I didn’t touch the limits, so they will be set to the defaults. And the default limits seem to be more than we (should) need, I probably don’t want to change that.

When I re-ran it with the exact same input, it worked… So for now I can’t reproduce it and I don’t have any more info.
Still I’m very confused how it happened that one time.

Thank you for all the information. If I encounter it again and I have more debugging logs I will let you know.

Hi @samar

I am able to reproduce this issue in my local machine.
I am using Java temporal SDK.

I have an activity that returns a list containing 40000 records.
But activity fails with same error “Complete result exceeds size limit”.

But now as you suggested instead of increasing the BlobSize I will need to look some other way to fetch these records.
Probably not return such huge list of records in activity and instead store it somewhere and read from there for usage.

Below is stackTrace of exception for same activity.
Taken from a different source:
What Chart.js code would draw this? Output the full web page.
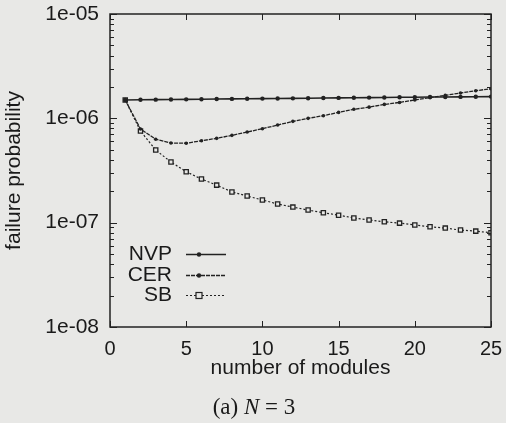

2023-05-27 12:47:30.343 [workflow-method-cc2306e2-2b40-4973-925b-945840802454-d92f73b4-e76b-402e-b272-c50a712ef491] WARN i.t.i.sync.WorkflowExecutionHandler - Workflow execution failure WorkflowId=‘cc2306e2-2b40-4973-925b-945840802454’, RunId=d92f73b4-e76b-402e-b272-c50a712ef491, WorkflowType=‘RandomWorkflow’
io.temporal.failure.ActivityFailure: Activity with activityType=‘FindRecords’ failed: ‘Activity task failed’. scheduledEventId=5, startedEventId=6, activityId=11934d9c-b42c-3ddd-813f-900dc9af5368, identity=‘35060@SAG-8C1ZVL3’, retryState=RETRY_STATE_NON_RETRYABLE_FAILURE
at java.base/java.lang.Thread.getStackTrace(Thread.java:1610)
at io.temporal.internal.sync.ActivityStubBase.execute(ActivityStubBase.java:49)
at io.temporal.internal.sync.ActivityInvocationHandler.lambda$getActivityFunc$0(ActivityInvocationHandler.java:78)
at io.temporal.internal.sync.ActivityInvocationHandlerBase.invoke(ActivityInvocationHandlerBase.java:60)
at jdk.proxy2/jdk.proxy2.$Proxy259.findRecords(Unknown Source)
at com.local.RandomWorkflowImpl.execute(RandomWorkflowImpl.java:37)
at java.base/jdk.internal.reflect.NativeMethodAccessorImpl.invoke0(Native Method)
at java.base/jdk.internal.reflect.NativeMethodAccessorImpl.invoke(NativeMethodAccessorImpl.java:77)
at java.base/jdk.internal.reflect.DelegatingMethodAccessorImpl.invoke(DelegatingMethodAccessorImpl.java:43)
at java.base/java.lang.reflect.Method.invoke(Method.java:568)
at io.temporal.internal.sync.POJOWorkflowImplementationFactory$POJOWorkflowImplementation$RootWorkflowInboundCallsInterceptor.execute(POJOWorkflowImplementationFactory.java:302)
at io.temporal.internal.sync.POJOWorkflowImplementationFactory$POJOWorkflowImplementation.execute(POJOWorkflowImplementationFactory.java:277)
at io.temporal.internal.sync.WorkflowExecutionHandler.runWorkflowMethod(WorkflowExecutionHandler.java:70)
at io.temporal.internal.sync.SyncWorkflow.lambda$start$0(SyncWorkflow.java:116)
at io.temporal.internal.sync.CancellationScopeImpl.run(CancellationScopeImpl.java:102)
at io.temporal.internal.sync.WorkflowThreadImpl$RunnableWrapper.run(WorkflowThreadImpl.java:106)
at io.temporal.worker.ActiveThreadReportingExecutor.lambda$submit$0(ActiveThreadReportingExecutor.java:53)
at java.base/java.util.concurrent.Executors$RunnableAdapter.call(Executors.java:539)
at java.base/java.util.concurrent.FutureTask.run(FutureTask.java:264)
at java.base/java.util.concurrent.ThreadPoolExecutor.runWorker(ThreadPoolExecutor.java:1136)
at java.base/java.util.concurrent.ThreadPoolExecutor$Worker.run(ThreadPoolExecutor.java:635)
at java.base/java.lang.Thread.run(Thread.java:833)
Caused by: io.temporal.failure.ServerFailure: Complete result exceeds size limit.
at io.temporal.failure.FailureConverter.failureToExceptionImpl(FailureConverter.java:136)
at io.temporal.failure.FailureConverter.failureToException(FailureConverter.java:79)
at io.temporal.failure.FailureConverter.failureToExceptionImpl(FailureConverter.java:93)
at io.temporal.failure.FailureConverter.failureToException(FailureConverter.java:79)
at io.temporal.internal.sync.SyncWorkflowContext$ActivityCallback.lambda$invoke$0(SyncWorkflowContext.java:294)
… 8 common frames omitted

It is an anti-pattern to return very large payloads as activity result. There are many ways instead to model your use case:

  1. Store activity result as blob to another store and return a pointer to it.
  2. Keep the activity result on the same worker and route other activities to it
  3. If you want to iterate over a large data set then have a long running activity which heartbeats progress back to Temporal

If you can tell me more about your use case I can provide more targeted advice.